Requirement: Reproduce all the lines exactly as they stand, apart from the pictures.

Raw data:
-------------------------

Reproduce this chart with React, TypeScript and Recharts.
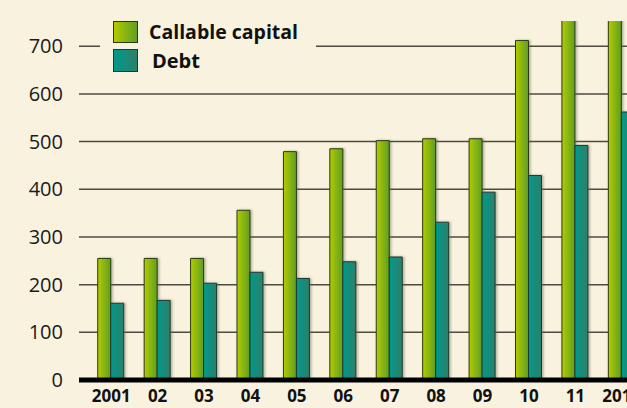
import { BarChart, Bar, XAxis, YAxis, CartesianGrid, Legend } from 'recharts';

const years = ['2001', '02', '03', '04', '05', '06', '07', '08', '09', '10', '11', '2012'];
const callableCapital = [255, 255, 255, 356, 479, 485, 502, 506, 506, 712, 790, 800];
const debt = [161, 167, 203, 226, 213, 248, 258, 331, 394, 429, 492, 562];
const yTicks = [0, 100, 200, 300, 400, 500, 600, 700];

const data = years.map((year, i) => ({
    year,
    callable: callableCapital[i],
    debt: debt[i],
}));

const BG = '#F8F2DE';
const FONT = '"Open Sans", "DejaVu Sans", sans-serif';

const LegendBox = () => (
    <div style={{ background: BG, width: 216, height: 64, fontFamily: FONT, paddingLeft: 13, paddingTop: 7, boxSizing: 'border-box' }}>
        <div style={{ display: 'flex', alignItems: 'center', height: 21 }}>
            <span style={{ width: 23, height: 20, border: '1px solid #2b3a12', background: 'linear-gradient(to right, #B2CA00, #5F9F25)', display: 'inline-block', flexShrink: 0 }} />
            <span style={{ marginLeft: 11, fontWeight: 700, fontSize: 19.5, color: '#111', whiteSpace: 'nowrap' }}>Callable capital</span>
        </div>
        <div style={{ display: 'flex', alignItems: 'center', height: 22, marginTop: 7 }}>
            <span style={{ width: 23, height: 21, border: '1px solid #1c3a30', background: 'linear-gradient(to right, #00998C, #2F8069)', display: 'inline-block', flexShrink: 0 }} />
            <span style={{ marginLeft: 14, fontWeight: 700, fontSize: 20, color: '#111' }}>Debt</span>
        </div>
    </div>
);

export default function App() {
    return (
        <div style={{ position: 'absolute', left: 0, top: 0, width: 627, height: 408, overflow: 'hidden', background: BG }}>
            <BarChart
                width={660}
                height={408}
                data={data}
                margin={{ top: 21, right: 0, bottom: 0, left: 0 }}
                barCategoryGap="21%"
                barGap={0}
            >
                <defs>
                    <linearGradient id="gCallable" x1="0" y1="0" x2="1" y2="0">
                        <stop offset="0%" stopColor="#B3CB00" />
                        <stop offset="100%" stopColor="#5E9E25" />
                    </linearGradient>
                    <linearGradient id="gDebt" x1="0" y1="0" x2="1" y2="0">
                        <stop offset="0%" stopColor="#00998C" />
                        <stop offset="100%" stopColor="#2E7F69" />
                    </linearGradient>
                    <filter id="shadow" x="-20%" y="-5%" width="150%" height="110%">
                        <feDropShadow dx="1.5" dy="0" stdDeviation="1" floodColor="#6b6650" floodOpacity="0.5" />
                    </filter>
                </defs>
                <CartesianGrid
                    vertical={false}
                    horizontalValues={yTicks.slice(1)}
                    stroke="#4d4a40"
                    strokeWidth={1.5}
                />
                <XAxis
                    dataKey="year"
                    height={28}
                    padding={{ left: 9, right: 15 }}
                    axisLine={{ stroke: '#000', strokeWidth: 5 }}
                    tickLine={false}
                    tickSize={0}
                    tickMargin={10}
                    interval={0}
                    tick={{ fill: '#111', fontSize: 17, fontWeight: 700, fontFamily: FONT }}
                />
                <YAxis
                    width={79}
                    domain={[0, 753]}
                    allowDataOverflow
                    ticks={yTicks}
                    axisLine={false}
                    tickLine={false}
                    tickSize={0}
                    tickMargin={16}
                    tick={{ fill: '#1a1a1a', fontSize: 20, fontFamily: FONT }}
                />
                <Legend
                    layout="vertical"
                    align="center"
                    verticalAlign="middle"
                    content={<LegendBox />}
                    wrapperStyle={{ position: 'absolute', left: 100, top: 14, width: 216, height: 64 }}
                />
                <Bar
                    dataKey="callable"
                    name="Callable capital"
                    fill="url(#gCallable)"
                    stroke="#2b3a12"
                    strokeWidth={1}
                    filter="url(#shadow)"
                    isAnimationActive={false}
                />
                <Bar
                    dataKey="debt"
                    name="Debt"
                    fill="url(#gDebt)"
                    stroke="#1c3a30"
                    strokeWidth={1}
                    filter="url(#shadow)"
                    isAnimationActive={false}
                />
            </BarChart>
        </div>
    );
}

-------------------------

Written solution:
Reproduce this chart with React, TypeScript and Recharts.
import { BarChart, Bar, XAxis, YAxis, CartesianGrid, Legend } from 'recharts';

const years = ['2001', '02', '03', '04', '05', '06', '07', '08', '09', '10', '11', '2012'];
const callableCapital = [255, 255, 255, 356, 479, 485, 502, 506, 506, 712, 790, 800];
const debt = [161, 167, 203, 226, 213, 248, 258, 331, 394, 429, 492, 562];
const yTicks = [0, 100, 200, 300, 400, 500, 600, 700];

const data = years.map((year, i) => ({
    year,
    callable: callableCapital[i],
    debt: debt[i],
}));

const BG = '#F8F2DE';
const FONT = '"Open Sans", "DejaVu Sans", sans-serif';

const LegendBox = () => (
    <div style={{ background: BG, width: 216, height: 64, fontFamily: FONT, paddingLeft: 13, paddingTop: 7, boxSizing: 'border-box' }}>
        <div style={{ display: 'flex', alignItems: 'center', height: 21 }}>
            <span style={{ width: 23, height: 20, border: '1px solid #2b3a12', background: 'linear-gradient(to right, #B2CA00, #5F9F25)', display: 'inline-block', flexShrink: 0 }} />
            <span style={{ marginLeft: 11, fontWeight: 700, fontSize: 19.5, color: '#111', whiteSpace: 'nowrap' }}>Callable capital</span>
        </div>
        <div style={{ display: 'flex', alignItems: 'center', height: 22, marginTop: 7 }}>
            <span style={{ width: 23, height: 21, border: '1px solid #1c3a30', background: 'linear-gradient(to right, #00998C, #2F8069)', display: 'inline-block', flexShrink: 0 }} />
            <span style={{ marginLeft: 14, fontWeight: 700, fontSize: 20, color: '#111' }}>Debt</span>
        </div>
    </div>
);

export default function App() {
    return (
        <div style={{ position: 'absolute', left: 0, top: 0, width: 627, height: 408, overflow: 'hidden', background: BG }}>
            <BarChart
                width={660}
                height={408}
                data={data}
                margin={{ top: 21, right: 0, bottom: 0, left: 0 }}
                barCategoryGap="21%"
                barGap={0}
            >
                <defs>
                    <linearGradient id="gCallable" x1="0" y1="0" x2="1" y2="0">
                        <stop offset="0%" stopColor="#B3CB00" />
                        <stop offset="100%" stopColor="#5E9E25" />
                    </linearGradient>
                    <linearGradient id="gDebt" x1="0" y1="0" x2="1" y2="0">
                        <stop offset="0%" stopColor="#00998C" />
                        <stop offset="100%" stopColor="#2E7F69" />
                    </linearGradient>
                    <filter id="shadow" x="-20%" y="-5%" width="150%" height="110%">
                        <feDropShadow dx="1.5" dy="0" stdDeviation="1" floodColor="#6b6650" floodOpacity="0.5" />
                    </filter>
                </defs>
                <CartesianGrid
                    vertical={false}
                    horizontalValues={yTicks.slice(1)}
                    stroke="#4d4a40"
                    strokeWidth={1.5}
                />
                <XAxis
                    dataKey="year"
                    height={28}
                    padding={{ left: 9, right: 15 }}
                    axisLine={{ stroke: '#000', strokeWidth: 5 }}
                    tickLine={false}
                    tickSize={0}
                    tickMargin={10}
                    interval={0}
                    tick={{ fill: '#111', fontSize: 17, fontWeight: 700, fontFamily: FONT }}
                />
                <YAxis
                    width={79}
                    domain={[0, 753]}
                    allowDataOverflow
                    ticks={yTicks}
                    axisLine={false}
                    tickLine={false}
                    tickSize={0}
                    tickMargin={16}
                    tick={{ fill: '#1a1a1a', fontSize: 20, fontFamily: FONT }}
                />
                <Legend
                    layout="vertical"
                    align="center"
                    verticalAlign="middle"
                    content={<LegendBox />}
                    wrapperStyle={{ position: 'absolute', left: 100, top: 14, width: 216, height: 64 }}
                />
                <Bar
                    dataKey="callable"
                    name="Callable capital"
                    fill="url(#gCallable)"
                    stroke="#2b3a12"
                    strokeWidth={1}
                    filter="url(#shadow)"
                    isAnimationActive={false}
                />
                <Bar
                    dataKey="debt"
                    name="Debt"
                    fill="url(#gDebt)"
                    stroke="#1c3a30"
                    strokeWidth={1}
                    filter="url(#shadow)"
                    isAnimationActive={false}
                />
            </BarChart>
        </div>
    );
}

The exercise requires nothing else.